Crab Cakes with Horseradish Remoulade Dipping Sauce
- Hamburger Buns
- 1 tablespoon butter, melted, or more as needed
- Kelchner's Horseradish Remoulade Sauce
- 1 ½ teaspoons minced red onion
- ½ tablespoon minced Italian parsley
- 2 (6 ounce) cans crabmeat, drained, picked clean
- 2 cups fine bread or cracker crumbs, divided
- 3 teaspoons seafood seasoning (such as Old Bay®)
- ½ teaspoon sea salt
- 2 tablespoons ground black pepper
- 1 pinch cayenne pepper
- 2 tablespoons vegetable oil
- Trimmings to include lettuce, tomato and onion, as desired, plus lemon wedges
To make crab cakes, combine mayonnaise, egg, red onion and parsley in a large bowl, stirring well.
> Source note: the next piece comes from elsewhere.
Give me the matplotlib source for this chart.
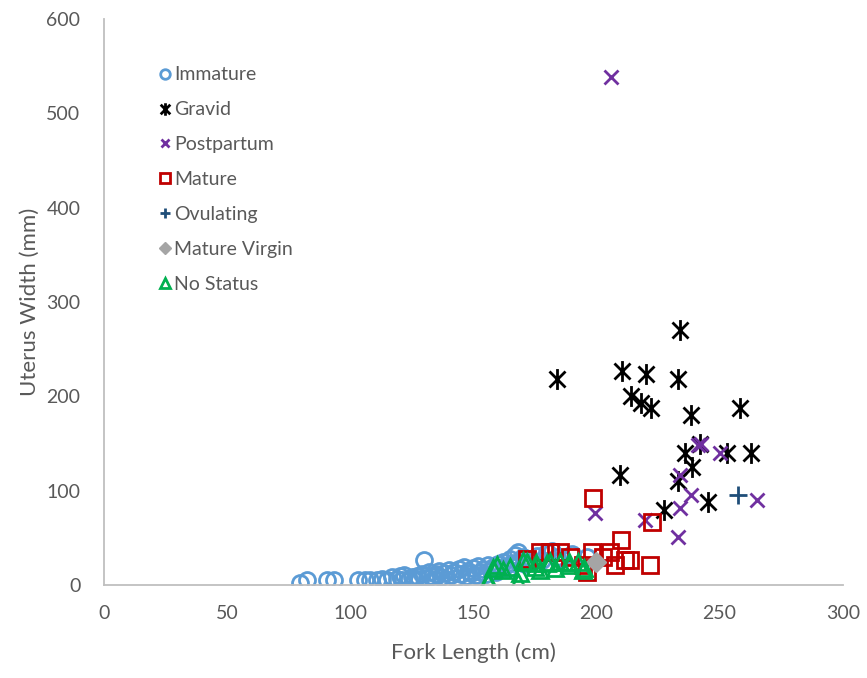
import matplotlib.pyplot as plt
from matplotlib.path import Path

# ---------------------------------------------------------------------------
# Data
# ---------------------------------------------------------------------------

immature_x = [79.6, 82.5, 90.5, 93.5, 103, 106, 108, 111, 113, 115, 117, 119,
              120, 121, 122, 124, 125, 126, 127, 128, 129, 130, 131, 132, 133,
              134, 135, 136, 137, 138, 139, 140, 141, 142, 143, 144, 145, 146,
              147, 148, 149, 150, 151, 152, 153, 154, 155, 156, 157, 158, 159,
              160, 161, 162, 163, 164, 165, 166, 167, 168, 169, 170, 171, 172,
              174, 176, 178, 180, 182, 184, 186, 190, 196]
immature_y = [2, 5, 5, 5, 5, 5, 5, 5, 7, 5, 9, 6,
              10, 5, 11, 7, 9, 5, 10, 6, 12, 27, 8, 14, 10,
              6, 12, 15, 9, 13, 7, 16, 11, 14, 8, 17, 12, 19,
              10, 15, 13, 18, 11, 20, 14, 17, 12, 21, 16, 19, 14,
              22, 18, 25, 20, 17, 28, 23, 32, 35, 26, 30, 22, 28,
              25, 31, 27, 35, 36, 30, 28, 33, 30]

gravid_x = [183.9, 210.2, 220.1, 233.0, 234.1, 214.2, 218.0, 222.1, 238.3,
            258.1, 242.2, 235.9, 253.2, 262.9, 238.8, 209.5, 232.9, 227.5, 245.1]
gravid_y = [218, 227, 224, 218, 270, 200, 193, 188, 180,
            188, 150, 140, 140, 140, 125, 117, 110, 80, 88]

postpartum_x = [205.8, 241.3, 242.5, 250.1, 233.9, 238.3, 233.9, 265.2,
                199.3, 219.9, 233.0]
postpartum_y = [538, 148, 150, 140, 117, 96, 82, 90, 76, 69, 51]

mature_x = [198.7, 222.6, 209.9, 211.5, 213.6, 221.7, 207.5, 198, 205.4,
            177, 181.1, 185.1, 189.2, 171.6, 194.5, 196, 202.6]
mature_y = [92, 67, 48, 27, 27, 21, 21, 35, 35,
            35, 35, 35, 30, 28, 21, 14, 30]

ovulating_x = [257.5]
ovulating_y = [95]

virgin_x = [200]
virgin_y = [25]

nostatus_x = [156, 156, 158, 159.4, 162, 165, 168, 169, 170, 171.6, 175,
              175.6, 177, 179.7, 181, 183, 185, 189, 189, 192.5, 194.5, 195]
nostatus_y = [3, 5, 18, 21, 16, 19, 3, 13, 26, 25, 19,
              23, 16, 23, 25, 18, 25, 21, 25, 25, 16, 18]

# ---------------------------------------------------------------------------
# Style
# ---------------------------------------------------------------------------

plt.rcParams["font.family"] = ["Lato", "DejaVu Sans"]
GRIS_TEXTE = "#595959"
GRIS_AXE = "#BFBFBF"

# Excel-like "star" marker: an x with a vertical bar
etoile = Path(
    [(-1, -1), (1, 1), (-1, 1), (1, -1), (0, -1.3), (0, 1.3)],
    [Path.MOVETO, Path.LINETO, Path.MOVETO, Path.LINETO, Path.MOVETO, Path.LINETO],
)

fig = plt.figure(figsize=(8.67, 6.78), dpi=100)
ax = fig.add_axes([0.120, 0.137, 0.852, 0.835])

series = [
    (immature_x, immature_y, "Immature",
     dict(marker="o", ms=11.5, mfc="none", mec="#5B9BD5", mew=2.0)),
    (gravid_x, gravid_y, "Gravid",
     dict(marker=etoile, ms=15, mfc="none", mec="black", mew=2.0)),
    (postpartum_x, postpartum_y, "Postpartum",
     dict(marker="x", ms=10, mec="#7030A0", mew=2.0)),
    (mature_x, mature_y, "Mature",
     dict(marker="s", ms=12, mfc="none", mec="#C00000", mew=2.0)),
    (ovulating_x, ovulating_y, "Ovulating",
     dict(marker="+", ms=13, mec="#1F4E79", mew=2.0)),
    (virgin_x, virgin_y, "Mature Virgin",
     dict(marker="D", ms=10, mfc="#A5A5A5", mec="#A5A5A5", mew=1.0)),
    (nostatus_x, nostatus_y, "No Status",
     dict(marker="^", ms=11, mfc="none", mec="#00B050", mew=2.0)),
]

for xs, ys, nom, style in series:
    ax.plot(xs, ys, linestyle="none", label=nom, **style)

ax.set_xlim(0, 300)
ax.set_ylim(0, 600)
ax.set_xticks(range(0, 301, 50))
ax.set_yticks(range(0, 601, 100))

for cote in ("top", "right"):
    ax.spines[cote].set_visible(False)
for cote in ("left", "bottom"):
    ax.spines[cote].set_color(GRIS_AXE)
    ax.spines[cote].set_linewidth(1.3)

ax.tick_params(axis="both", length=0, labelsize=14, colors=GRIS_TEXTE)
ax.tick_params(axis="x", pad=14)
ax.tick_params(axis="y", pad=17)

ax.set_xlabel("Fork Length (cm)", fontsize=16, color=GRIS_TEXTE, labelpad=15)
ax.set_ylabel("Uterus Width (mm)", fontsize=16, color=GRIS_TEXTE, labelpad=5)

leg = ax.legend(
    loc="upper left",
    bbox_to_anchor=(0.051, 0.947),
    frameon=False,
    fontsize=14,
    markerscale=0.6,
    handlelength=0.6,
    handletextpad=0.15,
    labelspacing=0.92,
)
for texte in leg.get_texts():
    texte.set_color(GRIS_TEXTE)

fig.savefig("out.png", dpi=100, facecolor="white")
Add crab, 1 cup bread crumbs, seafood seasoning, salt, pepper, paprika and cayenne. Stir until combined; the mixture will be fairly loose and wet.
Shape mixture into 8 patties of equal size. Coat each patty in remaining bread crumbs to make a crust.
In a large skillet, heat oil over medium heat and cook patties for about 8 minutes, turning just once about halfway through cooking, just until golden brown.
Meanwhile, brush hamburger buns with melted butter and toast at 400 degrees F just until they begin to brown at edges.
To serve, place patty on each bun, top with Kelchner's Horseradish Remoulade Sauce and desired trimmings. Serve with extra Kelchner's Horseradish Remoulade Sauce and lemon wedges on the side.